The U.S. and EU on Friday announced a new partnership to reduce the continent's reliance on Russian energy, a step top officials characterized as the start of a years-long initiative to further isolate Moscow after its invasion of Ukraine.
Under the plan, the U.S. and other nations will increase liquefied natural gas exports to Europe by 15 billion cubic metres this year, though U.S. officials were unable to say exactly which countries will provide the extra energy this year. Even larger shipments would be delivered in the future.
After meeting with his global counterparts in Paris this week, Canada's natural resources minister pledged to pump out more oil and gas to alleviate the energy crisis in Europe.
Biden announced the agreement alongside the president of the European Commission in Brussels. The U.S. president later travelled to Poland, the final leg of his four-day trip to Europe, where he met with American soldiers stationed in the city of Rzeszow.

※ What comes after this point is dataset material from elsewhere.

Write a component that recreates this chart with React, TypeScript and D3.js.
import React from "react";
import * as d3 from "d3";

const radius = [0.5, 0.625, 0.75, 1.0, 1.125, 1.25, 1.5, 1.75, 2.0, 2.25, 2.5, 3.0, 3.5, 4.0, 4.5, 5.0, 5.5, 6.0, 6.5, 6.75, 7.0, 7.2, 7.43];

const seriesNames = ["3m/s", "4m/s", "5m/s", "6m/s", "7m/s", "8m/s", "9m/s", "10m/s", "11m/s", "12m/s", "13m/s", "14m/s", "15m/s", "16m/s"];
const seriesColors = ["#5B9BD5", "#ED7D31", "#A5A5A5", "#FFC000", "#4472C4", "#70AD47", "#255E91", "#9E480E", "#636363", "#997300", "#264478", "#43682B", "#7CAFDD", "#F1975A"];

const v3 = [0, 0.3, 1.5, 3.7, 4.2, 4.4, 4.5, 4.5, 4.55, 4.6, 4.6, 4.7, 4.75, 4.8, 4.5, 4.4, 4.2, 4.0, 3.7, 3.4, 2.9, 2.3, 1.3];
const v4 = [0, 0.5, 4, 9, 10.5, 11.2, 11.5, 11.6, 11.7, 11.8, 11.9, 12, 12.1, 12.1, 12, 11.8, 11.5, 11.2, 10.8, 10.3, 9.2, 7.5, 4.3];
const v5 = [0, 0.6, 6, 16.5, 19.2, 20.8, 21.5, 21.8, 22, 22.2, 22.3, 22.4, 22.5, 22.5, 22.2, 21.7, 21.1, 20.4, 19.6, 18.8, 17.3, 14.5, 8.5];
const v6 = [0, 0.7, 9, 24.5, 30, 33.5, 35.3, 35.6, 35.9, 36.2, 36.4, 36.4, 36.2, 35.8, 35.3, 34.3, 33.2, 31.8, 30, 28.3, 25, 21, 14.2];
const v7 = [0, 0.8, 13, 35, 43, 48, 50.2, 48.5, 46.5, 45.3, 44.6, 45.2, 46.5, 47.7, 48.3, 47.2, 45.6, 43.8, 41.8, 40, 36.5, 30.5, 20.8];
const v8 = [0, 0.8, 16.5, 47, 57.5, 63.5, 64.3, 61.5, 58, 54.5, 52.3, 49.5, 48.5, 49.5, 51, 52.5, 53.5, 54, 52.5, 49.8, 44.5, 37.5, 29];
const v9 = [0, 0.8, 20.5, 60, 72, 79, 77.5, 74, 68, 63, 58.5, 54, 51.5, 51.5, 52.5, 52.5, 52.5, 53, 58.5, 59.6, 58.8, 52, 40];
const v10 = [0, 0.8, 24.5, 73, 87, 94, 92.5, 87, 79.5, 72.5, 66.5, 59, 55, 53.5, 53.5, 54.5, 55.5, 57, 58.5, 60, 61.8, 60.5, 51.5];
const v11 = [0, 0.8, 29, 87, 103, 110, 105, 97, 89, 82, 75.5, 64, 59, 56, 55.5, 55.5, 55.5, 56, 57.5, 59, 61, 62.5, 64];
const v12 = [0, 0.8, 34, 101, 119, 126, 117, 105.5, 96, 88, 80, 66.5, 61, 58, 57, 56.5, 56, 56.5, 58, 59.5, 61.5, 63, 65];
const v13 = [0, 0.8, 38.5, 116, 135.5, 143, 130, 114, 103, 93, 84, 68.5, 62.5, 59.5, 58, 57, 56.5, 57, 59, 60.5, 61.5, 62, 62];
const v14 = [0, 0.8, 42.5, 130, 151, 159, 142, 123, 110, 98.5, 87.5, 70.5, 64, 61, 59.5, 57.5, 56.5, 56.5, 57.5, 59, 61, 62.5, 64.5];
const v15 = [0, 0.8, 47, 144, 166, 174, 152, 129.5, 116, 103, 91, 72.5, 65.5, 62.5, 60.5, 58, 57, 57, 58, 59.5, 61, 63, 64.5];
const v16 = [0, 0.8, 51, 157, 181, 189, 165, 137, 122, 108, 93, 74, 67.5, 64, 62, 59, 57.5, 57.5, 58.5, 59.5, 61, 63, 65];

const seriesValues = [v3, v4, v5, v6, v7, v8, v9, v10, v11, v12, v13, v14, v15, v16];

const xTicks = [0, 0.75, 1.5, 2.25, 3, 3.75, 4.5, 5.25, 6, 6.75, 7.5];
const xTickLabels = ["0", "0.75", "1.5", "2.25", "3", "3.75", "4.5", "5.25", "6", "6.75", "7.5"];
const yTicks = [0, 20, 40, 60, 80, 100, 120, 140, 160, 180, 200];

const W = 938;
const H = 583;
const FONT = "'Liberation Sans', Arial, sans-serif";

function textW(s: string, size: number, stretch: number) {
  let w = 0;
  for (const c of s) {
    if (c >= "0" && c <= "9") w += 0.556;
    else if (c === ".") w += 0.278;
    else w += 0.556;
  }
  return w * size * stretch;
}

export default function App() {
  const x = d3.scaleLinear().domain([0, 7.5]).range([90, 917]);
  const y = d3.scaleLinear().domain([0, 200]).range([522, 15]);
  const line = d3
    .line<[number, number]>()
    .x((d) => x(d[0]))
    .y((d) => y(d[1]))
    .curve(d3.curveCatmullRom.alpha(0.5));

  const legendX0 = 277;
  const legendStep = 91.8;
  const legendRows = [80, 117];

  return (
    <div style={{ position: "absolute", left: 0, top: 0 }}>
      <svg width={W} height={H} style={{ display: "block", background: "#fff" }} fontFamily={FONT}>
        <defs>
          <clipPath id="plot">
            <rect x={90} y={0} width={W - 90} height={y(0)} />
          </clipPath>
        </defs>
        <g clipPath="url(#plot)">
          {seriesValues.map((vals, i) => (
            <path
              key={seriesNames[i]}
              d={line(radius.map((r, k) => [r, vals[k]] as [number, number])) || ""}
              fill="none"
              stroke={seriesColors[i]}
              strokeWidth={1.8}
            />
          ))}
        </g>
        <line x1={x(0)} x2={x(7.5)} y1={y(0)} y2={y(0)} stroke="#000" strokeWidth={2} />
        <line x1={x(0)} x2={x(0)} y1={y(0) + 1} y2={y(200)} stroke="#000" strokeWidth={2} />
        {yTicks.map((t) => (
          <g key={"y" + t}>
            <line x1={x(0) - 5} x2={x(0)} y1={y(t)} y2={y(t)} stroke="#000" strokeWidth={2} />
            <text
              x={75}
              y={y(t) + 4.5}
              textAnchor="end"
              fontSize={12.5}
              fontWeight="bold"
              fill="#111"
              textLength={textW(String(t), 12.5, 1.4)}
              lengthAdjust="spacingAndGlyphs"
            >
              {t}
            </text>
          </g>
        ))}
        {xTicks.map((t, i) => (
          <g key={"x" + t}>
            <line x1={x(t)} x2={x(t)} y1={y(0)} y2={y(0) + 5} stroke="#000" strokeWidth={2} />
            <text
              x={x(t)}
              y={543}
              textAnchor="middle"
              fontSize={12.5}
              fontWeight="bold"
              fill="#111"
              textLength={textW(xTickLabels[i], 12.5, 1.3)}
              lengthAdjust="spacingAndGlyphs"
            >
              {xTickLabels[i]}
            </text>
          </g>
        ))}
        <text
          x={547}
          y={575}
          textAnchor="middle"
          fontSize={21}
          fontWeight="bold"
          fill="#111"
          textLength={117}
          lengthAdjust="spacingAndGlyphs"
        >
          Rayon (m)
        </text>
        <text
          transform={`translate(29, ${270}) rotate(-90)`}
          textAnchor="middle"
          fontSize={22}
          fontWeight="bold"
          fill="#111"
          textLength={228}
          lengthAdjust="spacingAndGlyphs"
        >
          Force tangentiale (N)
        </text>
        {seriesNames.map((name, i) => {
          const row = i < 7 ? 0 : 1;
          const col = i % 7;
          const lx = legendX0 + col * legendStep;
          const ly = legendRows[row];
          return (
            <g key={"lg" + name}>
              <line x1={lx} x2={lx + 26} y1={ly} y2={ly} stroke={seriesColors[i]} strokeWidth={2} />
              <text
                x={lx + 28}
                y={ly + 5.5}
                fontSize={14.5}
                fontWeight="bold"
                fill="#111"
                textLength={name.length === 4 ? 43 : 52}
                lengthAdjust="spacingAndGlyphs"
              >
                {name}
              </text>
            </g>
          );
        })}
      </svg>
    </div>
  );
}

Putin says Russia is being 'cancelled'
Western sanctions have isolated Russia from global trade. Putin accused the West on Friday of trying to "cancel" Russian culture, including composers Pyotr Tchaikovsky and Sergei Rachmaninoff, comparing it to actions by Nazi Germany in the 1930s.
Russian Foreign Minister Sergei Lavrov on Friday said Russia is facing total war declared by the West. He said the goal was "to destroy, break, annihilate, strangle the Russian economy, and Russia on the whole."